One of the many special experiences living in Paris was getting to know, and in a way grow up with, the team at the restaurant Spring. A small kitchen putting out a simple dinner nightly. Suddenly they are one of the most heralded and internationally acclaimed restaurants in Paris. While becoming the NYT's Paris poster-children is great for them what I really loved how they became part of the culture of their little nighbourhood as told by this video.
Lots of little shops I frequented to and from the Spring boutique or waiting for someone to join for a glass of wine. The ancient presse guy mostly. Stirs my nostalgia for his nostalgia. I'd explore this neighbourhood often with the uninhibited spirit of curiosity an expat in Paris becomes endlessly adicted to.
One of the reasons I loved living in Paris was studying first hand the fabrics of rich and deep communities. Understand what makes a real community from people that have loved and hated each other for centuries. Living myself as part of a small multi block neighbourhood where inhabitants, businesses, local government (even for my sub, sub, micro, sub region of Paris), community organizations, unions, busybodies, the three homeless people, my barber, the team of youths who hanging out late night at the local Place St. Lazarre, prefecture police, the weekend CRS riot police visits and our street cleaners served a inter-related and mutually respected (with continuous paradoxical distrusted) community.
Mostly, I loved seeing how an individual business seeped into the fabric of the immediate neighbourhood. Most businesses in the developed world have become little more than the immediate square footage of their retail outlet and maybe a bit of a contrived "community" activities department to help "strengthen bonds" with local community through a few activities outlined in the binder from head office.
One day I will open a retail entity but I am not too sure exactly what it will sell. I'm actually not too worried about "what" just yet.

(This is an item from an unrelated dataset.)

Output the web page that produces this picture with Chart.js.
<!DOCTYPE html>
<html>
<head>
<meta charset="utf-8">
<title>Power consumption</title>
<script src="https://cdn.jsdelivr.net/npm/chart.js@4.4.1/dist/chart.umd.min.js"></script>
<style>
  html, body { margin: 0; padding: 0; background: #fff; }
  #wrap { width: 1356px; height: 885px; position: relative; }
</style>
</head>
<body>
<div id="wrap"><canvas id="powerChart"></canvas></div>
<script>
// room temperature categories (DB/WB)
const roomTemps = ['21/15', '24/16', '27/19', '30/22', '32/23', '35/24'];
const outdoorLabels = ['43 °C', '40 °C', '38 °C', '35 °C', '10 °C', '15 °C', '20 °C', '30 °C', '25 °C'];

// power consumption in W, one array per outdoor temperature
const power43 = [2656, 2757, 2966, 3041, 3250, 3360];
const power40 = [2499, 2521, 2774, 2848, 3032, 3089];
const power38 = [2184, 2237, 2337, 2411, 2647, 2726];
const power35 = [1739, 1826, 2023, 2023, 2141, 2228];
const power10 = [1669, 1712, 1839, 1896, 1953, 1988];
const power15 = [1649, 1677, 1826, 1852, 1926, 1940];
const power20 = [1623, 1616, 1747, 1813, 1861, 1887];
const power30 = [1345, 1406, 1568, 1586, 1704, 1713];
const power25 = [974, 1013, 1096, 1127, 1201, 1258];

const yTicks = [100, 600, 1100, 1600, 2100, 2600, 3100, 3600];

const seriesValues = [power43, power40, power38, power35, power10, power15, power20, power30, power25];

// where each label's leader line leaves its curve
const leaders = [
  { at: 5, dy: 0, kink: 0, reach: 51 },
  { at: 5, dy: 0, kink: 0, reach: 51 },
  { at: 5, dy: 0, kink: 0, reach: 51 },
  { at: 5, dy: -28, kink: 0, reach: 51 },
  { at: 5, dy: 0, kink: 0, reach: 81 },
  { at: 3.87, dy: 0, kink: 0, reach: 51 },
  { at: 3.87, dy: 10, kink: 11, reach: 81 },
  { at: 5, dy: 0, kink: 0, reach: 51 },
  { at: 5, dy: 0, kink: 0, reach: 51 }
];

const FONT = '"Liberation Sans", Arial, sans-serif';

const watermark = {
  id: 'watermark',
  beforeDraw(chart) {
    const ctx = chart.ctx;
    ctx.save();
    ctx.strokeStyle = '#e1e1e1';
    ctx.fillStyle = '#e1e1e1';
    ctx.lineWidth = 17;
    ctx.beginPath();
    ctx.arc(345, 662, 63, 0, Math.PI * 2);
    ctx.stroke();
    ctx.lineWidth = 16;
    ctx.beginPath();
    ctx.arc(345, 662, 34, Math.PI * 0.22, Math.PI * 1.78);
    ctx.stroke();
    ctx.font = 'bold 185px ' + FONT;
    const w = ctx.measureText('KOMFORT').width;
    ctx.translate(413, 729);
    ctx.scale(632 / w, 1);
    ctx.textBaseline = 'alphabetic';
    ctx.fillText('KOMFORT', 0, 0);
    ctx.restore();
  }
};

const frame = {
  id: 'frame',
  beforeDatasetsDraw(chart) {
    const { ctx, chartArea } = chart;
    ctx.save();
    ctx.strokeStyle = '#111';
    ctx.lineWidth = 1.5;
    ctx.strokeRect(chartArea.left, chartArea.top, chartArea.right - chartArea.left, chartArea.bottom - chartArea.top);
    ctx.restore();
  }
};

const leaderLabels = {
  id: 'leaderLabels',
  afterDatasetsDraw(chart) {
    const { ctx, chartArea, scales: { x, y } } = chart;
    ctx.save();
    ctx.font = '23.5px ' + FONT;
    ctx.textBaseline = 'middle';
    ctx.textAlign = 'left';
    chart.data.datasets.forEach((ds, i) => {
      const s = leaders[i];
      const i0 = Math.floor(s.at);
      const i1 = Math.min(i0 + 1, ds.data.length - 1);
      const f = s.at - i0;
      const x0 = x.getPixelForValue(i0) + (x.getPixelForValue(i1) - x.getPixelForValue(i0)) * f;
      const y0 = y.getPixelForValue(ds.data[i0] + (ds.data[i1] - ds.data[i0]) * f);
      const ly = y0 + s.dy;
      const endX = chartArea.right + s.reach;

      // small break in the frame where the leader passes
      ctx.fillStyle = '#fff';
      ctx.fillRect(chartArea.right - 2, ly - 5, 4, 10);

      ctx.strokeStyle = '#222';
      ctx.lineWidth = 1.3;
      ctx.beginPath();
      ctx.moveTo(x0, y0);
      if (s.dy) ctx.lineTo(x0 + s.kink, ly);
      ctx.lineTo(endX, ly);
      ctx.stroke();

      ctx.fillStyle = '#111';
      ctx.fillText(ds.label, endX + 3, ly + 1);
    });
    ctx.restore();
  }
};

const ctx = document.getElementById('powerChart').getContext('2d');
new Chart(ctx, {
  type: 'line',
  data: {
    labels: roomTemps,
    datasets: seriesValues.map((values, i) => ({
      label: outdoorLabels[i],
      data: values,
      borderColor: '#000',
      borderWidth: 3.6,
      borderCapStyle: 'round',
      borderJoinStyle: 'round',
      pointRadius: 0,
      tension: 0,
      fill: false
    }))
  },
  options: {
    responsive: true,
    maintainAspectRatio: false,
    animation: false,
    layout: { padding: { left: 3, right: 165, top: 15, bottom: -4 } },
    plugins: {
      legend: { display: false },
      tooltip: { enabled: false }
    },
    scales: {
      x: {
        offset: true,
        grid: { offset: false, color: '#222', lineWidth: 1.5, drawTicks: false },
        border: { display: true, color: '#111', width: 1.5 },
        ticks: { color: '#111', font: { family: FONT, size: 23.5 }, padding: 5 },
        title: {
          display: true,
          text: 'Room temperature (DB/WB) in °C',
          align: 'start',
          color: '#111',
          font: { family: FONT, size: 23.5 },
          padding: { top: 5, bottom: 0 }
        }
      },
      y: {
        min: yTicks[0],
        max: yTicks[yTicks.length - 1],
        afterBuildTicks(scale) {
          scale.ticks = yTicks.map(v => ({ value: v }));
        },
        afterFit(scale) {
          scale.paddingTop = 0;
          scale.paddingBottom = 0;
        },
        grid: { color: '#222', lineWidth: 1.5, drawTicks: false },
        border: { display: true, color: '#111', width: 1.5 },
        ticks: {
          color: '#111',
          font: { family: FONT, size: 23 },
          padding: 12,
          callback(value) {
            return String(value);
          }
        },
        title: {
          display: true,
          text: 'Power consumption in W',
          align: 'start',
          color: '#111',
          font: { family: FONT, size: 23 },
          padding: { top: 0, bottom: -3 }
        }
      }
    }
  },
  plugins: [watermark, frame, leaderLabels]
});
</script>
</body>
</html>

What I observed, noted and lived in Paris was individual businesses as cultural entities - that is much more interesting. Proprietors whose existence seeps beyond the walls of a lease and deep into the pores of the local neighbourhood and more deeply into the fields, factories and workshops of the producers.

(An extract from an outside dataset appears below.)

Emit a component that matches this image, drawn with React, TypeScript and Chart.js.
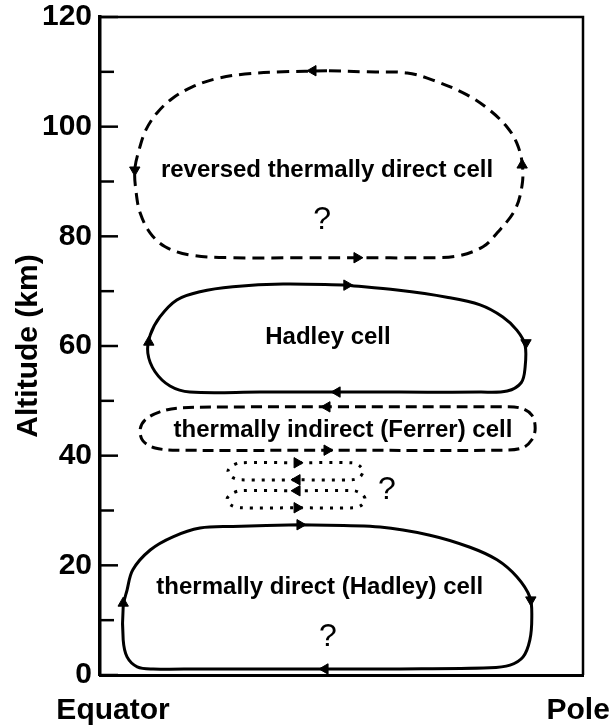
import React, { useEffect, useRef } from 'react';
import { Chart, registerables } from 'chart.js';

Chart.register(...registerables);

// ---- data (x: 0 = Equator, 100 = Pole; y: altitude in km) ----
const xTickLabels = ['Equator', 'Pole'];
const yMin = 0;
const yMax = 120;
const yStep = 10;
const yLabelStep = 20;

const reversedCell: [number, number][] = [
  [47.0, 110.2], [37.9, 110.0], [30.0, 109.6], [23.8, 108.7], [19.0, 107.2], [14.9, 105.1],
  [11.8, 102.5], [9.5, 99.4], [8.1, 95.8], [7.2, 92.1], [7.5, 87.9], [8.3, 84.3], [10.4, 80.6],
  [13.5, 78.1], [18.6, 76.6], [26.9, 76.1], [41.4, 76.1], [53.8, 76.1], [66.3, 76.1],
  [73.9, 76.4], [79.3, 78.1], [82.2, 80.6], [85.9, 84.8], [87.4, 89.4], [87.4, 93.4],
  [86.3, 97.0], [84.3, 99.9], [80.7, 103.0], [76.0, 105.8], [68.9, 108.5], [63.6, 109.8],
  [55.3, 110.0], [47.0, 110.2],
];

const hadleyCell: [number, number][] = [
  [51.1, 71.1], [61.5, 70.2], [71.8, 68.9], [78.7, 67.5], [83.4, 65.3], [86.3, 62.9],
  [88.0, 60.2], [88.0, 56.0], [87.2, 53.3], [84.3, 51.8], [78.7, 51.6], [62.1, 51.6],
  [49.1, 51.6], [33.1, 51.6], [18.6, 51.6], [14.5, 52.7], [11.4, 55.3], [9.9, 58.7],
  [10.4, 62.0], [12.4, 65.3], [15.9, 68.4], [20.7, 69.9], [27.5, 70.8], [37.9, 71.3],
  [51.1, 71.1],
];

const ferrerCell: [number, number][] = [
  [47.6, 48.9], [31.1, 48.9], [16.6, 48.7], [12.4, 48.0], [9.3, 46.5], [8.3, 44.7],
  [8.9, 42.7], [11.4, 41.4], [16.6, 41.0], [47.6, 41.0], [82.8, 41.0], [87.4, 41.4],
  [89.4, 42.9], [90.1, 45.0], [89.4, 47.4], [87.0, 48.7], [82.8, 48.9], [47.6, 48.9],
];

const dottedCellUpper: [number, number][] = [
  [40.8, 38.7], [29.0, 38.7], [27.3, 38.1], [26.5, 37.2], [27.3, 36.1], [29.0, 35.6],
  [40.8, 35.6], [52.2, 35.6], [53.8, 36.1], [54.5, 37.2], [53.8, 38.1], [52.2, 38.7],
  [40.8, 38.7],
];

const dottedCellLower: [number, number][] = [
  [40.8, 33.6], [29.0, 33.6], [27.1, 33.0], [26.3, 32.1], [27.1, 31.0], [29.0, 30.5],
  [40.8, 30.5], [52.6, 30.5], [54.2, 31.0], [54.9, 32.1], [54.2, 33.0], [52.6, 33.6],
  [40.8, 33.6],
];

const directCell: [number, number][] = [
  [41.4, 27.4], [58.0, 27.0], [68.3, 25.5], [76.6, 23.3], [82.2, 21.0], [86.3, 17.9],
  [89.0, 14.2], [89.4, 10.6], [89.0, 6.4], [87.6, 3.3], [84.9, 1.8], [80.7, 1.3],
  [62.1, 1.1], [46.6, 1.1], [20.7, 1.1], [11.0, 1.1], [7.7, 1.5], [5.6, 3.3], [4.8, 6.4],
  [4.8, 12.4], [5.6, 15.5], [6.8, 19.2], [10.4, 22.8], [15.1, 25.2], [20.7, 26.8],
  [27.5, 27.1], [41.4, 27.4],
];

// arrow heads: position and direction (degrees, 0 = up, 90 = right)
const arrowX = [44.1, 7.2, 53.2, 87.4, 51.1, 88.2, 49.1, 10.1, 47.0, 47.0, 40.8, 40.8, 40.8, 40.8, 41.4, 89.2, 46.6, 4.8];
const arrowY = [110.2, 92.1, 76.1, 93.0, 71.1, 60.6, 51.6, 60.7, 48.9, 41.0, 38.7, 35.6, 33.6, 30.5, 27.4, 13.7, 1.1, 13.1];
const arrowDir = [270, 180, 90, 0, 90, 180, 270, 0, 270, 90, 90, 270, 270, 90, 90, 180, 270, 0];

const cellLabels = [
  'reversed thermally direct cell',
  '?',
  'Hadley cell',
  'thermally indirect (Ferrer) cell',
  '?',
  'thermally direct (Hadley) cell',
  '?',
];
const cellLabelX = [47.0, 46.0, 47.2, 50.3, 59.4, 45.5, 47.2];
const cellLabelY = [92.1, 83.0, 61.5, 44.7, 33.7, 15.9, 6.9];

const FONT = '"Liberation Sans", Arial, Helvetica, sans-serif';

const toXY = (arr: [number, number][]) => arr.map(([x, y]) => ({ x, y }));

const framePlugin = {
  id: 'framePlugin',
  afterDraw(chart: any) {
    const { ctx, chartArea, scales } = chart;
    const { left, right, top, bottom } = chartArea;
    ctx.save();
    ctx.strokeStyle = '#000';
    // top & right frame
    ctx.lineWidth = 2.5;
    ctx.beginPath();
    ctx.moveTo(left, top);
    ctx.lineTo(right, top);
    ctx.lineTo(right, bottom);
    ctx.stroke();
    // inward ticks on the y axis
    ctx.lineWidth = 2.5;
    for (let v = yMin; v <= yMax; v += yStep) {
      const py = scales.y.getPixelForValue(v);
      const len = v % yLabelStep === 0 ? 18 : 14;
      ctx.beginPath();
      ctx.moveTo(left, py);
      ctx.lineTo(left + len, py);
      ctx.stroke();
    }
    // cell labels
    ctx.fillStyle = '#000';
    ctx.textAlign = 'center';
    ctx.textBaseline = 'middle';
    cellLabels.forEach((t, i) => {
      ctx.font = t === '?' ? `normal 32px ${FONT}` : `bold 24px ${FONT}`;
      ctx.fillText(t, scales.x.getPixelForValue(cellLabelX[i]), scales.y.getPixelForValue(cellLabelY[i]));
    });
    ctx.restore();
  },
};

export default function App() {
  const ref = useRef<HTMLCanvasElement | null>(null);

  useEffect(() => {
    if (!ref.current) return;
    const lineBase = {
      showLine: true,
      pointRadius: 0,
      pointHoverRadius: 0,
      borderColor: '#000',
      backgroundColor: '#000',
      borderWidth: 3,
      tension: 0.35,
      fill: false,
    };
    const chart = new Chart(ref.current, {
      type: 'scatter',
      data: {
        datasets: [
          { ...lineBase, label: 'reversed', data: toXY(reversedCell), borderDash: [12, 7] },
          { ...lineBase, label: 'hadley', data: toXY(hadleyCell) },
          { ...lineBase, label: 'ferrer', data: toXY(ferrerCell), borderDash: [11, 6] },
          { ...lineBase, label: 'dottedA', data: toXY(dottedCellUpper), borderDash: [3, 7], borderWidth: 3, tension: 0.3 },
          { ...lineBase, label: 'dottedB', data: toXY(dottedCellLower), borderDash: [3, 7], borderWidth: 3, tension: 0.3 },
          { ...lineBase, label: 'direct', data: toXY(directCell) },
          {
            label: 'arrows',
            data: arrowX.map((x, i) => ({ x, y: arrowY[i] })),
            showLine: false,
            pointStyle: 'triangle',
            pointRadius: 6,
            pointHoverRadius: 6,
            pointRotation: arrowDir,
            backgroundColor: '#000',
            borderColor: '#000',
            borderWidth: 1,
          },
        ],
      },
      options: {
        animation: false,
        responsive: false,
        layout: { padding: { left: 0, top: 17, right: 31, bottom: 0 } },
        plugins: {
          legend: { display: false },
          tooltip: { enabled: false },
        },
        scales: {
          x: {
            type: 'linear',
            min: 0,
            max: 100,
            afterBuildTicks: (s: any) => {
              s.ticks = [{ value: 2.7 }, { value: 99 }];
            },
            afterFit: (s: any) => {
              s.height = 51;
              s.paddingLeft = 0;
              s.paddingRight = 0;
            },
            grid: { display: false, drawTicks: false },
            border: { display: true, color: '#000', width: 3 },
            ticks: {
              autoSkip: false,
              maxRotation: 0,
              padding: 18,
              color: '#000',
              font: { family: FONT, size: 30, weight: 'bold' },
              callback: (_v: any, i: number) => xTickLabels[i],
            },
          },
          y: {
            type: 'linear',
            min: yMin,
            max: yMax,
            afterFit: (s: any) => {
              s.width = 100;
              s.paddingTop = 0;
              s.paddingBottom = 0;
            },
            grid: { display: false, drawTicks: false },
            border: { display: true, color: '#000', width: 3.5 },
            ticks: {
              stepSize: yStep,
              autoSkip: false,
              padding: 8,
              color: '#000',
              font: { family: FONT, size: 30, weight: 'bold' },
              callback: (v: any) => (Number(v) % yLabelStep === 0 ? String(v) : ''),
            },
            title: {
              display: true,
              text: 'Altitude (km)',
              color: '#000',
              padding: { top: 11, bottom: 0 },
              font: { family: FONT, size: 30, weight: 'bold' },
            },
          },
        },
      },
      plugins: [framePlugin],
    } as any);
    return () => chart.destroy();
  }, []);

  return (
    <div style={{ position: 'fixed', left: 0, top: 0, width: 614, height: 726, background: '#fff' }}>
      <canvas ref={ref} width={614} height={726} style={{ display: 'block' }} />
    </div>
  );
}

A great business strengthens the community every day through what it does as a mainline pursuit driven by the humans behind it.

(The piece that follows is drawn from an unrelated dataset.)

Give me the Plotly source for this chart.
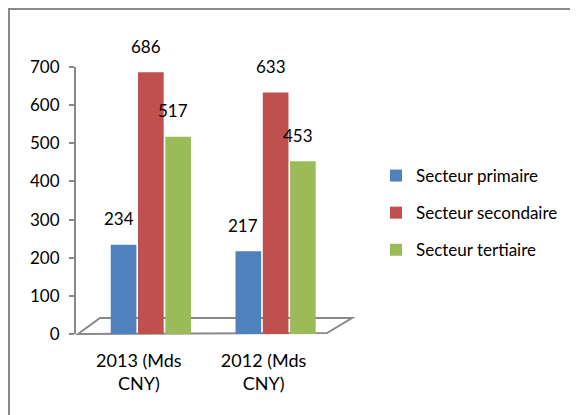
import plotly.graph_objects as go

categories = ["2013 (Mds<br>CNY)", "2012 (Mds<br>CNY)"]
series_names = ["Secteur primaire", "Secteur secondaire", "Secteur tertiaire"]
primaire = [234, 217]
secondaire = [686, 633]
tertiaire = [517, 453]
colors = ["#4F81BD", "#C0504D", "#9BBB59"]
y_ticks = [0, 100, 200, 300, 400, 500, 600, 700]

FONT = "Lato, 'Open Sans', sans-serif"
GRAY = "#898989"

# page has an 8px body margin; figure sized so that it fills the window
OFF = 8
W, H = 578 - OFF, 415 - OFF
PL, PR, PT, PB = 76, 338, 67, 334          # plot area in window pixels
L, R, T, B = PL - OFF, W - (PR - OFF), PT - OFF, H - (PB - OFF)
pw, ph = PR - PL, PB - PT

def px(x):
    return (x - PL) / pw

def py(y):
    return (PB - y) / ph

bargap = 0.344
slot = (1 - bargap) * pw / 2.1 / 3   # pixel width of each bar slot

fig = go.Figure()
annotations = []
for i, (name, vals) in enumerate(zip(series_names, [primaire, secondaire, tertiaire])):
    fig.add_trace(go.Bar(
        x=categories, y=vals, name=name,
        marker=dict(color=colors[i], line=dict(width=0)),
        legendgroup=name, hoverinfo="x+y+name",
    ))
    for c, v in zip(categories, vals):
        annotations.append(dict(
            x=c, y=v, xref="x", yref="y", text=str(v), showarrow=False,
            xshift=(i - 1) * slot - 5, yshift=26, xanchor="center", yanchor="middle",
            font=dict(family=FONT, size=17, color="#000000"),
        ))

shapes = [
    # outer chart frame (partly cropped)
    dict(type="rect", xref="paper", yref="paper",
         x0=px(9), x1=px(600), y0=py(9), y1=py(440),
         line=dict(color=GRAY, width=2), fillcolor="rgba(0,0,0,0)", layer="below"),
    # 3D floor
    dict(type="path", xref="paper", yref="paper",
         path=f"M {px(78)},{py(334)} L {px(100)},{py(318)} L {px(352)},{py(318)} L {px(327)},{py(333)} Z",
         line=dict(color=GRAY, width=2), fillcolor="rgba(0,0,0,0)", layer="below"),
]

fig.update_layout(
    width=W, height=H,
    margin=dict(l=L, r=R, t=T, b=B, pad=0, autoexpand=False),
    paper_bgcolor="white", plot_bgcolor="white",
    font=dict(family=FONT, size=16, color="#000000"),
    barmode="group", bargap=bargap, bargroupgap=0.06,
    showlegend=True,
    legend=dict(x=px(376), y=py(158), xanchor="left", yanchor="top",
                font=dict(family=FONT, size=17, color="#000000"),
                tracegroupgap=12, itemwidth=30, bgcolor="rgba(0,0,0,0)"),
    xaxis=dict(range=[-0.6, 1.5], showline=False, showgrid=False, ticks="",
               tickfont=dict(family=FONT, size=18), zeroline=False,
               ticklabelshift=-12, ticklabelstandoff=14, automargin=False),
    yaxis=dict(range=[0, 700], tickvals=y_ticks, showgrid=False, zeroline=False,
               showline=True, linecolor=GRAY, linewidth=2,
               ticks="outside", ticklen=5, tickcolor=GRAY, tickwidth=2,
               tickfont=dict(family=FONT, size=17), ticklabelstandoff=6, automargin=False),
    shapes=shapes,
    annotations=annotations,
)

fig.write_html("out.html")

I learned a lot about this by getting to know the team at the restaurant Spring. Though they suddenly have become THE restaurant in town it is actually a very simple place. You just come, sit down and have dinner. No menu, no fuss, just brilliantly aligned to the seasons and what intrigues the chef Daniel at any given moment or a surprise dropped off by a local supplier. Better, go the the wine boutique for a great recommendation from 8€ to a modest mortgage. It's all very real without being REALtm - without the obligatory chalkboard and heritage furniture, vintage tea spoons, typwriter in the window or irnonic anything.